When the lesion reaches upper cervical segments it involves the spinal tract and the nucleus of trigeminal nerve leading to dissociated anaesthesia over the face. Homer’s syndrome may occur due to involvement of sympathetic fibres in the spinal cord or medulla. Loss of sensations exposes the patient to burns and injuries.

Muscular weakness and wasting especially of the small muscles of hands is usually the first motor symptom. It may be bilateral from the beginning or one side may suffer more as compared to other.

As the lesion spreads muscular wasting spreads to forearms, arms shoulder and upper intercostals. Muscular atrophy is limited and becomes complete in the muscles involved. Fibrillation is usually not present.

Extension of the lesion to medulla may involve nucleus ambigous causing paresis of soft palate, pharynx and vocal cords. Other motor functions of cranial nerves are less effected. Nystagmus is a common feature of syringomyelia. Contractures due to muscular atrophy are commonly seen in hands resulting in “CLAW HAND”.

Compression of pyramidal tracts leads to upper motor neurone lesion (spasticity, extensor plantar response) in later stages. Tendon reflexes are diminished in upper limbs while they are exaggerated in lower limbs.

Involvement of bladder and rectum is usually absent or slight. Trophic symptoms are common in cases of syringo myelia. There is hypertrophy of all tissues, thickening of the bones or condition of osteoporosis. Trophic changes develop as a result of sensory loss.

A great number of patients exhibit osteoarthropathy (Charcot’s joints) which frequently involve the shoulders and elbows. The affected joints undergo degenerative changes, get enlarged with presence of loud crepitus. It is painless involvement. There is hypermobiity and laxity of the joint.

The fingers show trophic changes in the form of thickening of the subcutaneous tissue which becomes swollen. Tips become blunted and the knuckle folds thick and coarse. There are vasomotor disturbances rendering them red or even blue. These fingers are termed as ‘Sausage-like’. Incidence of injury is high in these leading to infection and ulceration.


The typical clinical picture of combination of lower motor neurone and upper motor neurone lesions with dissociated anaesthesia makes diagnosis easy.
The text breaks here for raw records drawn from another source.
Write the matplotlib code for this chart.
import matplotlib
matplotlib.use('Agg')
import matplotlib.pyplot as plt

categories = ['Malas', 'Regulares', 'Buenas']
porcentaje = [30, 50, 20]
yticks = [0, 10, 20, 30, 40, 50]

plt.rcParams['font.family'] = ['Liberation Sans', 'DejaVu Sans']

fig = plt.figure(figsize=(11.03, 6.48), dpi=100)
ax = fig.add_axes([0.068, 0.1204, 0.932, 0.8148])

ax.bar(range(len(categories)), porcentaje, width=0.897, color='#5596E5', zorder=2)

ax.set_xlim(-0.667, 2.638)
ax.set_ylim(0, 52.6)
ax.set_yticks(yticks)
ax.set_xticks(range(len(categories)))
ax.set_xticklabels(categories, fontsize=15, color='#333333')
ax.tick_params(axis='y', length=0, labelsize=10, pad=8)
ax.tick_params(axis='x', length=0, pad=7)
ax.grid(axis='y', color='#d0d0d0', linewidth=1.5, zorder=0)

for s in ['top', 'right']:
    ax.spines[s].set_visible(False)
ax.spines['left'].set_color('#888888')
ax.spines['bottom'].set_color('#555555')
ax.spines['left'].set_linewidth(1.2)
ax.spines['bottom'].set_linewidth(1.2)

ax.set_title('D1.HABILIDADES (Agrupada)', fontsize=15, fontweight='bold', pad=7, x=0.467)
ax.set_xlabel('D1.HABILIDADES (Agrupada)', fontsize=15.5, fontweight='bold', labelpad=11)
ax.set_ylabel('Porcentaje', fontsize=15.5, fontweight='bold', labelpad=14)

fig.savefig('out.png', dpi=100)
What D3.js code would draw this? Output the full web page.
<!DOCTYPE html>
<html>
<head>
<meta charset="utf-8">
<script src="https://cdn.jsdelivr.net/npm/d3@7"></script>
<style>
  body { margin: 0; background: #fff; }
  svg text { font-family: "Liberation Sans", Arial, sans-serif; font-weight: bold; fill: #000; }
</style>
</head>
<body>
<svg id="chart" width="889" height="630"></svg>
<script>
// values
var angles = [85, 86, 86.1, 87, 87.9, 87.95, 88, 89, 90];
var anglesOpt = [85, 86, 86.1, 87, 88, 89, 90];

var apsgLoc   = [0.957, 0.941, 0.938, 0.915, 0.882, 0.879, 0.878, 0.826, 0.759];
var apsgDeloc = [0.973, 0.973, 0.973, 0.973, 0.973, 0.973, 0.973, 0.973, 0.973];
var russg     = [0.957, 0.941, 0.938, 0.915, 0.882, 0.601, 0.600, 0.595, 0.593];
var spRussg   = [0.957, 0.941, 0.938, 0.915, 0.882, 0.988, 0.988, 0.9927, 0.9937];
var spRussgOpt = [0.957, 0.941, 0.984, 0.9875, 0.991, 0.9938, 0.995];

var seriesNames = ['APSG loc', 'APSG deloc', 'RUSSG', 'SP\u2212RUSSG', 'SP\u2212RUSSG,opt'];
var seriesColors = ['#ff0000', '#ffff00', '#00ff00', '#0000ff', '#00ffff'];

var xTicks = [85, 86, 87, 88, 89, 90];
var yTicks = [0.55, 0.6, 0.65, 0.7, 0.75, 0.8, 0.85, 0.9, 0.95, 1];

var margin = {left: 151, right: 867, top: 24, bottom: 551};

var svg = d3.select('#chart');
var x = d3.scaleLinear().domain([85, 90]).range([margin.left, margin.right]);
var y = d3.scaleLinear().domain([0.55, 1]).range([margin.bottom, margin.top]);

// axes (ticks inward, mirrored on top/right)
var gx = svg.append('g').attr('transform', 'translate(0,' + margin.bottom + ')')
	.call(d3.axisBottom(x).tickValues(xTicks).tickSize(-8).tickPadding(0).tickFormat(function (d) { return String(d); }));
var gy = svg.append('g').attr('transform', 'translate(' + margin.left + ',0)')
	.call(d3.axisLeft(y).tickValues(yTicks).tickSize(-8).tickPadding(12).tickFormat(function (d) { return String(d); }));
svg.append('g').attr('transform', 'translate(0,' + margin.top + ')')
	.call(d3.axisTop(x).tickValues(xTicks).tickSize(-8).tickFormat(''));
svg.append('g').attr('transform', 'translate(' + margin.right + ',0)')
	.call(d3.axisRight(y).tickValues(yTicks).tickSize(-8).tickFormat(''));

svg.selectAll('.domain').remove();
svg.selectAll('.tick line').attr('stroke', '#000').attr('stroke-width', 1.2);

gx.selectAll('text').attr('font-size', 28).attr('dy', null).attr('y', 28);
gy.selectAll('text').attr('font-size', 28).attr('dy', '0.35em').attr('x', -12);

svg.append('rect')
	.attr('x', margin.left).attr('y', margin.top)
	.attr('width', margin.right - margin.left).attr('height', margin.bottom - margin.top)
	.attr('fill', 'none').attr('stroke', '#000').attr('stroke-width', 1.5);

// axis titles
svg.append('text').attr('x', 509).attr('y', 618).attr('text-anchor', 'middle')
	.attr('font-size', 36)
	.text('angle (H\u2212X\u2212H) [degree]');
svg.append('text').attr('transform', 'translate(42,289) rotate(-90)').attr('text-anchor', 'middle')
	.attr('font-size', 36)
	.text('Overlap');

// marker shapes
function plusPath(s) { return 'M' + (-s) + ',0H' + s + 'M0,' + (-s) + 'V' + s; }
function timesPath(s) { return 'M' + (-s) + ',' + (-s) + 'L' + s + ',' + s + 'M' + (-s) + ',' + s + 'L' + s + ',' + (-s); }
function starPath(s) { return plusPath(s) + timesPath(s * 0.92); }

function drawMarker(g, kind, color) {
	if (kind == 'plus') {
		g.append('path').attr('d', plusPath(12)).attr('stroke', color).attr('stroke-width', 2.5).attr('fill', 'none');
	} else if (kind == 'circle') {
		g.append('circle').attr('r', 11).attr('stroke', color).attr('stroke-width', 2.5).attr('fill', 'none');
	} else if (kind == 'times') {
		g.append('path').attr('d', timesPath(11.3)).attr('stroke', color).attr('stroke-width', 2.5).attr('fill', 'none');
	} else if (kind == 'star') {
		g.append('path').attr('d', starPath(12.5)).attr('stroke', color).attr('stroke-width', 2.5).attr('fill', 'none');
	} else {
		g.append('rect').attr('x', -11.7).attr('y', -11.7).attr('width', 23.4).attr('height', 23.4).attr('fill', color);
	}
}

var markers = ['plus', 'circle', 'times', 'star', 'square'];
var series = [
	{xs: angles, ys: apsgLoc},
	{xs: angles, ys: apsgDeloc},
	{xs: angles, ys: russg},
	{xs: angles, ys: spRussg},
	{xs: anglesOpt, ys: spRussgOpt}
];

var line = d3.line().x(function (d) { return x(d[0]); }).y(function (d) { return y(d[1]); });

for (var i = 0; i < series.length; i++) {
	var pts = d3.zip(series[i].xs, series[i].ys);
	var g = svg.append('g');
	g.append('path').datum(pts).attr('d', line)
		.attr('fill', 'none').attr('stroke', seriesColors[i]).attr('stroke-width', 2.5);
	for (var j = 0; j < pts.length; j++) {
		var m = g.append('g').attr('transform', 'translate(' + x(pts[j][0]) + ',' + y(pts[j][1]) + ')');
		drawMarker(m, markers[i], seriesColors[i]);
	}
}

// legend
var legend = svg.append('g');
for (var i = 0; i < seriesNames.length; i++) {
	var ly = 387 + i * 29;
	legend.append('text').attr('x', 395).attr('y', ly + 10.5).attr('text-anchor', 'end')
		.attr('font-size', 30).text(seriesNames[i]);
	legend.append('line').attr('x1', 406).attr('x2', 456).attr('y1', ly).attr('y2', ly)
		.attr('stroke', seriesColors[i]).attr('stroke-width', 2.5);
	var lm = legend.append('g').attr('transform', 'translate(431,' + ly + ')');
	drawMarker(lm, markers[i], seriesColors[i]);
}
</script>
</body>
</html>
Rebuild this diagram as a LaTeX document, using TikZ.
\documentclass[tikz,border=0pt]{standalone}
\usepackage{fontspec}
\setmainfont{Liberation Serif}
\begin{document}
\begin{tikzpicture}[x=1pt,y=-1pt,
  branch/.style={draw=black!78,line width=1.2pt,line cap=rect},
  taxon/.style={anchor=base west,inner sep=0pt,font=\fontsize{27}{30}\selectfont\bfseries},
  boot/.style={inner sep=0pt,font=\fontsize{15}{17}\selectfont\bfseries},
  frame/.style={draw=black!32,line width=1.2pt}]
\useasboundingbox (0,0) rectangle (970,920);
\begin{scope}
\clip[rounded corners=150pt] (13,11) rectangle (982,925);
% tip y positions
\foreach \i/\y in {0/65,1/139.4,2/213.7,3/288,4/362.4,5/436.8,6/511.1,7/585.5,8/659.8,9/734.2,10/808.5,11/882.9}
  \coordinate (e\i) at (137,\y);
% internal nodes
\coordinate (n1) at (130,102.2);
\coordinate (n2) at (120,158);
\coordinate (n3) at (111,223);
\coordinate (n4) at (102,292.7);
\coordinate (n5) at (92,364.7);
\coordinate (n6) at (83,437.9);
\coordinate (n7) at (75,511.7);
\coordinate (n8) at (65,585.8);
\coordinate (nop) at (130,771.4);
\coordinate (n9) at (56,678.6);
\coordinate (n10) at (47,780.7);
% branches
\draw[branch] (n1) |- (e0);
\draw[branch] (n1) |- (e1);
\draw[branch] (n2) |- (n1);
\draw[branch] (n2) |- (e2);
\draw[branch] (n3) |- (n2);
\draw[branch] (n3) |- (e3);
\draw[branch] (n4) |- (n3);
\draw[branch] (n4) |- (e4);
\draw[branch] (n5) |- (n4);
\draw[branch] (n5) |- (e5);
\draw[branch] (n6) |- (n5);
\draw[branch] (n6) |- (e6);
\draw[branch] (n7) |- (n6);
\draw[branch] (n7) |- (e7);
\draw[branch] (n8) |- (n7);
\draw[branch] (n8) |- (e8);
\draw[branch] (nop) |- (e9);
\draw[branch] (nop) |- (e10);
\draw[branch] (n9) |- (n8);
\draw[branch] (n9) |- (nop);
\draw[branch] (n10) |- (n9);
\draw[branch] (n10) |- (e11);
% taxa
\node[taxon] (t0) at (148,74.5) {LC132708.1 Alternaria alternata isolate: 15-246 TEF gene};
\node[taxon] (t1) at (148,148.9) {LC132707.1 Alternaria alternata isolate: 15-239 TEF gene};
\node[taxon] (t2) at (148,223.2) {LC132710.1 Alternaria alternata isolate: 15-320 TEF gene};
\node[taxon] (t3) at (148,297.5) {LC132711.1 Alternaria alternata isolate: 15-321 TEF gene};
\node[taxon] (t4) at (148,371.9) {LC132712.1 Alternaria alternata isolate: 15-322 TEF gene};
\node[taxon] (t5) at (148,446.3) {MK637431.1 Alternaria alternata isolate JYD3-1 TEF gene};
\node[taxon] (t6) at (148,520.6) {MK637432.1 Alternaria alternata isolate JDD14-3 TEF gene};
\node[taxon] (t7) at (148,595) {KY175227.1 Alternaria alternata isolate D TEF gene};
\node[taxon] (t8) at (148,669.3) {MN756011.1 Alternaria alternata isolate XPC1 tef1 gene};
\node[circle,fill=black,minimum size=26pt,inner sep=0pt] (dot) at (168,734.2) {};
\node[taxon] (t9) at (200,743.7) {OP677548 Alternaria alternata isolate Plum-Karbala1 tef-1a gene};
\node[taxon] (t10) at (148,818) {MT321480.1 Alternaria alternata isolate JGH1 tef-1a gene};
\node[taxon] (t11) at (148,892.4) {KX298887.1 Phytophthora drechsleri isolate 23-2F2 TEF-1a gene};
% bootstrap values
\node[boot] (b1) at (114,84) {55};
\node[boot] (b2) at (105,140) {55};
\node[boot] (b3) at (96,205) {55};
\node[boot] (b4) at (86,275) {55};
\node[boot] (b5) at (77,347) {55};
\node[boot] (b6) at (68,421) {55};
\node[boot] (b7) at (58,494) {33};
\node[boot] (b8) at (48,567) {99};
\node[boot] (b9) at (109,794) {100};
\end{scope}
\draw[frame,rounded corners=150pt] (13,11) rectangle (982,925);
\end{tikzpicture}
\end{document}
It may have to be differentiated from intramedullary tumour, progressive muscular atrophy and peroneal muscular atrophy.

Plain X-ray of the spine may show evidence of increased interpedicular distance (AP view) and sagittal diameter in lateral views.

Myelography will show widened spinal cord. CT scan reveals the intramedullary cavity. MRI is definitive way to diagnose the condition since it shall outline the cavity. Other associated anomalies may also be outlined.


It is very unsatisfactory.

Surgical measures include syringostomy and drainage of the cavity into sub arachnoid space. Other measures include decompression and incision of posterior aspect of the cord in cases with severe pain and there is evidence of blockage in the sub arachnoid space.

X-ray irradiation of the affected region of the spinal cord is a tried measure. It gives relief to symptoms especially of pain. This measure temporarily arrests the progress of the disease.

Prognosis. Syringomyelia is a progressive disease though in some cases remissions may occur. Sudden death may occur when hemorrhage occurs into the cavity especially when it involves the bulbar region.